Short task >> Repeat the entries that follow verbatim, without any of their pictures.
=-=-=-=-=
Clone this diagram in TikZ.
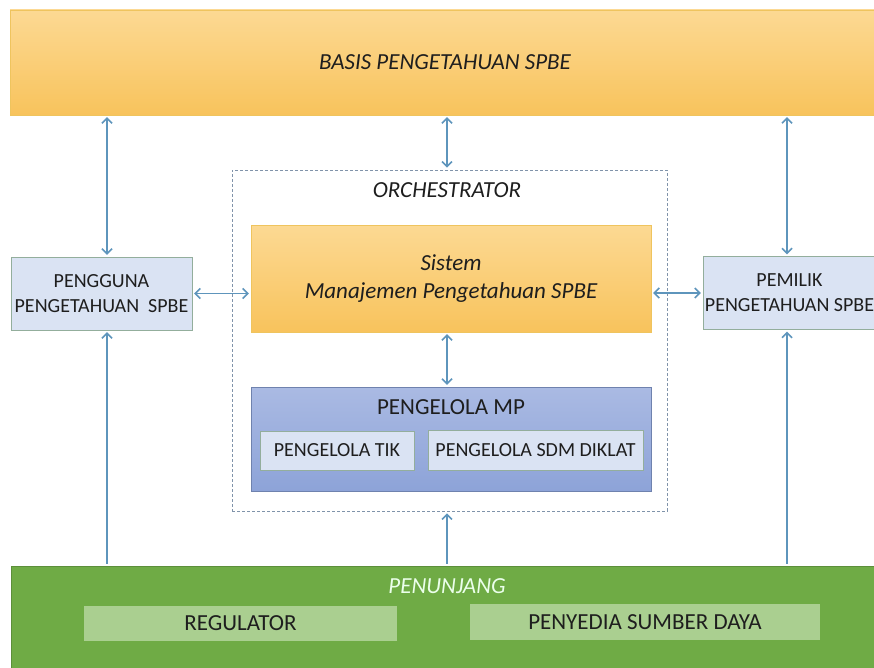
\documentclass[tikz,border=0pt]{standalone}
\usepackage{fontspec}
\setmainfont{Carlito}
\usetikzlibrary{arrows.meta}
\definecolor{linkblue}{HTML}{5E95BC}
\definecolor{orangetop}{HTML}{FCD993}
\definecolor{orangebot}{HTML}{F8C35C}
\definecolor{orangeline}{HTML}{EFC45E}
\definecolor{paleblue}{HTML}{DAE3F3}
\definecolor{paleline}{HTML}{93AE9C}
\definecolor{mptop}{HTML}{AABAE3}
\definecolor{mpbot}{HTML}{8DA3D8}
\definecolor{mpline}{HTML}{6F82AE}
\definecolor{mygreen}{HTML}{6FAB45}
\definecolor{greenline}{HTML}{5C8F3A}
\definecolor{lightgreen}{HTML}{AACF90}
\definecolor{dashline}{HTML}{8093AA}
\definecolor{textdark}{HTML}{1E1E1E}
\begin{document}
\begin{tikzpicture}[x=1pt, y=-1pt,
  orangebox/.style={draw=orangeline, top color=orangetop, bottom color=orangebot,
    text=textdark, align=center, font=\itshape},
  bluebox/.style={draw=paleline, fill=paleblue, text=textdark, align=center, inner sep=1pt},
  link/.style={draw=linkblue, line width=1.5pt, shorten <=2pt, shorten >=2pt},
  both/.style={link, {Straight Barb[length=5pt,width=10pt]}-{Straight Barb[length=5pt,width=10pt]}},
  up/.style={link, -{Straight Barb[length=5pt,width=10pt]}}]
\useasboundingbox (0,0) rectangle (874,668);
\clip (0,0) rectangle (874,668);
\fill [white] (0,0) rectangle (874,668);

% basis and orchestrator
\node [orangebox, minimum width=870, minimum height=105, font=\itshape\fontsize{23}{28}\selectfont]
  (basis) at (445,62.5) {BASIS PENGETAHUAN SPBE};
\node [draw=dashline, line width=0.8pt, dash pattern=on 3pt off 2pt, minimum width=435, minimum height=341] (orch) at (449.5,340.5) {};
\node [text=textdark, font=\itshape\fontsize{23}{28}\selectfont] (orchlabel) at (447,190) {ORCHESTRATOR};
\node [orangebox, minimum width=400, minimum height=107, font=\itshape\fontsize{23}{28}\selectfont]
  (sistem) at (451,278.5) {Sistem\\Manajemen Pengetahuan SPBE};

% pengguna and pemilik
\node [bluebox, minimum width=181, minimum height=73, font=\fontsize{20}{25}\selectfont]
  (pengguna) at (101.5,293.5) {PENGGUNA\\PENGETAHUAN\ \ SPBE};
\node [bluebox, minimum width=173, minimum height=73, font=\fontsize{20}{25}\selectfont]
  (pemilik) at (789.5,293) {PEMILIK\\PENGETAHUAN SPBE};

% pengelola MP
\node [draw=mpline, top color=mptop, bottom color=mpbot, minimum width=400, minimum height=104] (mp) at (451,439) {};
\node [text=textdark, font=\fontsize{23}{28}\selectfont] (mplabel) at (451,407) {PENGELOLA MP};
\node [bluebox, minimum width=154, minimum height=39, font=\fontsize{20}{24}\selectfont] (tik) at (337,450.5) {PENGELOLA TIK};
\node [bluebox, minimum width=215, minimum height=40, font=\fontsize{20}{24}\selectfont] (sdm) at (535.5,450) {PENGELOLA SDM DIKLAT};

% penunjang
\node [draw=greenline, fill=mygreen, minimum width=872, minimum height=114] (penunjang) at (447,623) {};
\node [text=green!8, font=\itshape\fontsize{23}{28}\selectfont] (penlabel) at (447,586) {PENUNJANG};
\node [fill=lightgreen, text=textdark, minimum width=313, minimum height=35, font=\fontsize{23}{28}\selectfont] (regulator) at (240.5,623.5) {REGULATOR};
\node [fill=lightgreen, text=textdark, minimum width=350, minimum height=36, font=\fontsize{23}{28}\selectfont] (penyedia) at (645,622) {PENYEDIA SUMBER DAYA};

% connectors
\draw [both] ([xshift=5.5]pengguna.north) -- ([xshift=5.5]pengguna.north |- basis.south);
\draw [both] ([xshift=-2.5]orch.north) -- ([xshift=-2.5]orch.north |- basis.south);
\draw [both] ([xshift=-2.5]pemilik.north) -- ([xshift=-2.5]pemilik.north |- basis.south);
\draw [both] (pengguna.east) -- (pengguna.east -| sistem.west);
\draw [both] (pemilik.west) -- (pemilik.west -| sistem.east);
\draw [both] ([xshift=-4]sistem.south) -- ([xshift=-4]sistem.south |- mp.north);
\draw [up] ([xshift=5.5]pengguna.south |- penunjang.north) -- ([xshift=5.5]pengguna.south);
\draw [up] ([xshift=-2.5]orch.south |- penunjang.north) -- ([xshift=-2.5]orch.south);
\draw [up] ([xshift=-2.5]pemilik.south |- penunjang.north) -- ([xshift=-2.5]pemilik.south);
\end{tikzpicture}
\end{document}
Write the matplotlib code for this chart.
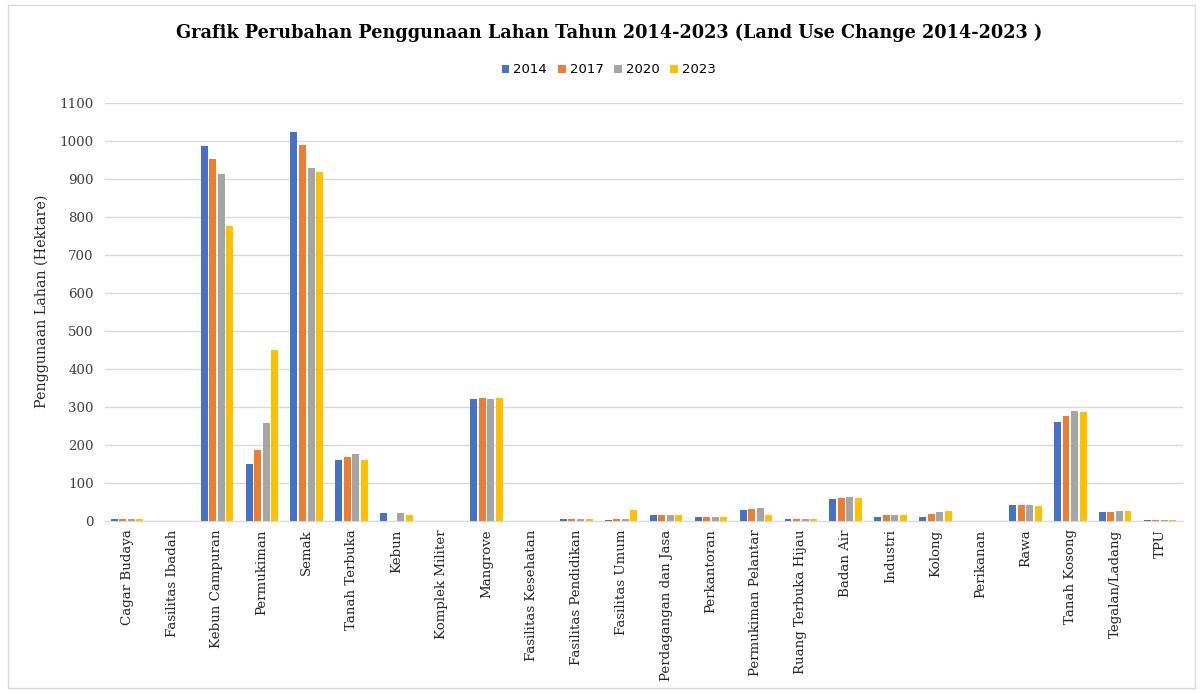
=-=-=-=-=
Solution to this problem >>
Clone this diagram in TikZ.
\documentclass[tikz,border=0pt]{standalone}
\usepackage{fontspec}
\setmainfont{Carlito}
\usetikzlibrary{arrows.meta}
\definecolor{linkblue}{HTML}{5E95BC}
\definecolor{orangetop}{HTML}{FCD993}
\definecolor{orangebot}{HTML}{F8C35C}
\definecolor{orangeline}{HTML}{EFC45E}
\definecolor{paleblue}{HTML}{DAE3F3}
\definecolor{paleline}{HTML}{93AE9C}
\definecolor{mptop}{HTML}{AABAE3}
\definecolor{mpbot}{HTML}{8DA3D8}
\definecolor{mpline}{HTML}{6F82AE}
\definecolor{mygreen}{HTML}{6FAB45}
\definecolor{greenline}{HTML}{5C8F3A}
\definecolor{lightgreen}{HTML}{AACF90}
\definecolor{dashline}{HTML}{8093AA}
\definecolor{textdark}{HTML}{1E1E1E}
\begin{document}
\begin{tikzpicture}[x=1pt, y=-1pt,
  orangebox/.style={draw=orangeline, top color=orangetop, bottom color=orangebot,
    text=textdark, align=center, font=\itshape},
  bluebox/.style={draw=paleline, fill=paleblue, text=textdark, align=center, inner sep=1pt},
  link/.style={draw=linkblue, line width=1.5pt, shorten <=2pt, shorten >=2pt},
  both/.style={link, {Straight Barb[length=5pt,width=10pt]}-{Straight Barb[length=5pt,width=10pt]}},
  up/.style={link, -{Straight Barb[length=5pt,width=10pt]}}]
\useasboundingbox (0,0) rectangle (874,668);
\clip (0,0) rectangle (874,668);
\fill [white] (0,0) rectangle (874,668);

% basis and orchestrator
\node [orangebox, minimum width=870, minimum height=105, font=\itshape\fontsize{23}{28}\selectfont]
  (basis) at (445,62.5) {BASIS PENGETAHUAN SPBE};
\node [draw=dashline, line width=0.8pt, dash pattern=on 3pt off 2pt, minimum width=435, minimum height=341] (orch) at (449.5,340.5) {};
\node [text=textdark, font=\itshape\fontsize{23}{28}\selectfont] (orchlabel) at (447,190) {ORCHESTRATOR};
\node [orangebox, minimum width=400, minimum height=107, font=\itshape\fontsize{23}{28}\selectfont]
  (sistem) at (451,278.5) {Sistem\\Manajemen Pengetahuan SPBE};

% pengguna and pemilik
\node [bluebox, minimum width=181, minimum height=73, font=\fontsize{20}{25}\selectfont]
  (pengguna) at (101.5,293.5) {PENGGUNA\\PENGETAHUAN\ \ SPBE};
\node [bluebox, minimum width=173, minimum height=73, font=\fontsize{20}{25}\selectfont]
  (pemilik) at (789.5,293) {PEMILIK\\PENGETAHUAN SPBE};

% pengelola MP
\node [draw=mpline, top color=mptop, bottom color=mpbot, minimum width=400, minimum height=104] (mp) at (451,439) {};
\node [text=textdark, font=\fontsize{23}{28}\selectfont] (mplabel) at (451,407) {PENGELOLA MP};
\node [bluebox, minimum width=154, minimum height=39, font=\fontsize{20}{24}\selectfont] (tik) at (337,450.5) {PENGELOLA TIK};
\node [bluebox, minimum width=215, minimum height=40, font=\fontsize{20}{24}\selectfont] (sdm) at (535.5,450) {PENGELOLA SDM DIKLAT};

% penunjang
\node [draw=greenline, fill=mygreen, minimum width=872, minimum height=114] (penunjang) at (447,623) {};
\node [text=green!8, font=\itshape\fontsize{23}{28}\selectfont] (penlabel) at (447,586) {PENUNJANG};
\node [fill=lightgreen, text=textdark, minimum width=313, minimum height=35, font=\fontsize{23}{28}\selectfont] (regulator) at (240.5,623.5) {REGULATOR};
\node [fill=lightgreen, text=textdark, minimum width=350, minimum height=36, font=\fontsize{23}{28}\selectfont] (penyedia) at (645,622) {PENYEDIA SUMBER DAYA};

% connectors
\draw [both] ([xshift=5.5]pengguna.north) -- ([xshift=5.5]pengguna.north |- basis.south);
\draw [both] ([xshift=-2.5]orch.north) -- ([xshift=-2.5]orch.north |- basis.south);
\draw [both] ([xshift=-2.5]pemilik.north) -- ([xshift=-2.5]pemilik.north |- basis.south);
\draw [both] (pengguna.east) -- (pengguna.east -| sistem.west);
\draw [both] (pemilik.west) -- (pemilik.west -| sistem.east);
\draw [both] ([xshift=-4]sistem.south) -- ([xshift=-4]sistem.south |- mp.north);
\draw [up] ([xshift=5.5]pengguna.south |- penunjang.north) -- ([xshift=5.5]pengguna.south);
\draw [up] ([xshift=-2.5]orch.south |- penunjang.north) -- ([xshift=-2.5]orch.south);
\draw [up] ([xshift=-2.5]pemilik.south |- penunjang.north) -- ([xshift=-2.5]pemilik.south);
\end{tikzpicture}
\end{document}
Write the matplotlib code for this chart.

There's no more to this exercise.